On fashion magazines
“I never cared about fashion. I remember when Lucy Siegle challenged me to the Green Carpet Challenge in 2009, we started talking about fashion, she said I can’t believe you don’t care about [fashion] – you’re not a fashionista and I said no I never even bought a fashion magazine growing up and until I started the green carpet challenge and talking about fashion at eco-age I never bought a fashion magazine, I always bought interior design magazines, I loved interior design, or good magazines, but never ever fashion.”
On investing in clothes
“When you don’t have fast fashion available and you have to save money to buy a piece, you want to buy the best quality piece, and something that has been made with long-lasting intention. In Italy most people grow up with a relationship with a seamstress, or somebody in the house who knows how to sew.”
On her frustration with H&M
“This is what happens more and more and this is why I think in particular my frustration towards fast fashion goes to H&M in particular. Because they are very aggressive on their sustainability campaigning and they sit at every single NGO table that there is in the world with pledges so they confuse people. They even launched their recycling week with the take back scheme, which when you look at the impact of that it’s less than 2% of what they sell in a shop. So it’s so confusing. There is a generation the last 30 years that grew up with fast fashion. They don’t know the difference. They don’t know that actually this is not acceptable and that fast fashion is disposable fashion. So they sold us this myth that it’s democratic to buy so cheaply but then when you look to Bangladesh or the countries where they produce you think, well it’s the democracy of who? It’s certainly not the democracy of these people. And then they’re sold this myth that they get taken out of poverty in those countries when in fact they’re enslaved in a circle of poverty that they never come out of.”
On consumption
“Predominantly we are shopping at a rate that we’ve never done before.
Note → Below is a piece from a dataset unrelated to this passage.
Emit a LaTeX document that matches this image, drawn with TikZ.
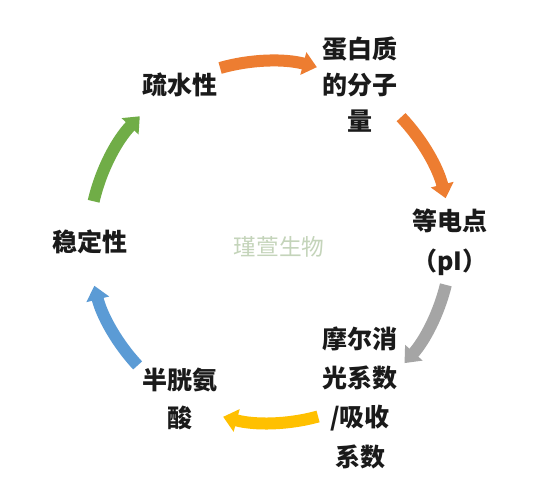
\documentclass[tikz,border=0pt]{standalone}
\usepackage{fontspec}
\newfontfamily\cjk{Noto Sans CJK SC}
\usetikzlibrary{arrows.meta}
\definecolor{oorange}{HTML}{ED7D31}
\definecolor{ogray}{HTML}{A5A5A5}
\definecolor{oyellow}{HTML}{FFC000}
\definecolor{oblue}{HTML}{5B9BD5}
\definecolor{ogreen}{HTML}{70AD47}
\definecolor{wmark}{RGB}{196,212,186}
\definecolor{txt}{HTML}{1A1A1A}
\tikzset{
  cyc/.style={line width=9pt, -{Triangle[width=17pt,length=10.5pt]}},
  lbl/.style={font=\cjk\bfseries\fontsize{18.75pt}{#1}\selectfont, text=txt, align=center, inner sep=0pt},
  lbl/.default={28pt}
}
\begin{document}
\begin{tikzpicture}[x=0.75pt,y=0.75pt]
\useasboundingbox[fill=white] (0,0) rectangle (560,495);
\coordinate (C) at (270,253);
% labels
\node[lbl] (hyd) at (180,410) {疏水性};
\node[lbl={27pt}] (mw) at (360,410) {蛋白质\\的分子\\量};
\node[lbl={30pt}] (pi) at (450,253) {等电点\\（pI）};
\node[lbl={29.5pt}] (ext) at (360,97.5) {摩尔消\\光系数\\/吸收\\系数};
\node[lbl={28.5pt}] (cys) at (180,96) {半胱氨\\酸};
\node[lbl] (stab) at (90,253) {稳定性};
\node[font=\cjk\fontsize{17pt}{20pt}\selectfont, text=wmark] (wm) at (279,248) {瑾萱生物};
% arrows
\def\R{181}
\draw[cyc, oorange] ([shift={(106:\R)}]C) arc[start angle=106, end angle=75, radius=\R];
\draw[cyc, oorange] ([shift={(43.6:\R)}]C) arc[start angle=43.6, end angle=14, radius=\R];
\draw[cyc, ogray] ([shift={(-13.7:\R)}]C) arc[start angle=-13.7, end angle=-42, radius=\R];
\draw[cyc, oyellow] ([shift={(-74.6:\R)}]C) arc[start angle=-74.6, end angle=-105, radius=\R];
\draw[cyc, oblue] ([shift={(-137:\R)}]C) arc[start angle=-137, end angle=-166, radius=\R];
\draw[cyc, ogreen] ([shift={(167:\R)}]C) arc[start angle=167, end angle=136, radius=\R];
\end{tikzpicture}
\end{document}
We’re consuming at a rate that we’ve never done before. So when you say, oh what about us who can’t afford to buy luxury, fast fashion is not made a big multi-billion businesses by poor people who can’t afford to buy clothes. I grew up with no money – I didn’t buy clothes. It is made by all of us who buy relentlessly every week. […] We’re all shopping!”
On the fast fashion business model
“[The] fast fashion business model can never be sustainable. You can sit at so many NGO tables and make pledges. You can produce so many conscious collections. You can turn your entire production with organic cotton. But you’re still producing tonnes of volumes of clothes, with slave labour. Because when they are so cheap, someone is paying the price. […] You can’t make that business model sustainable.”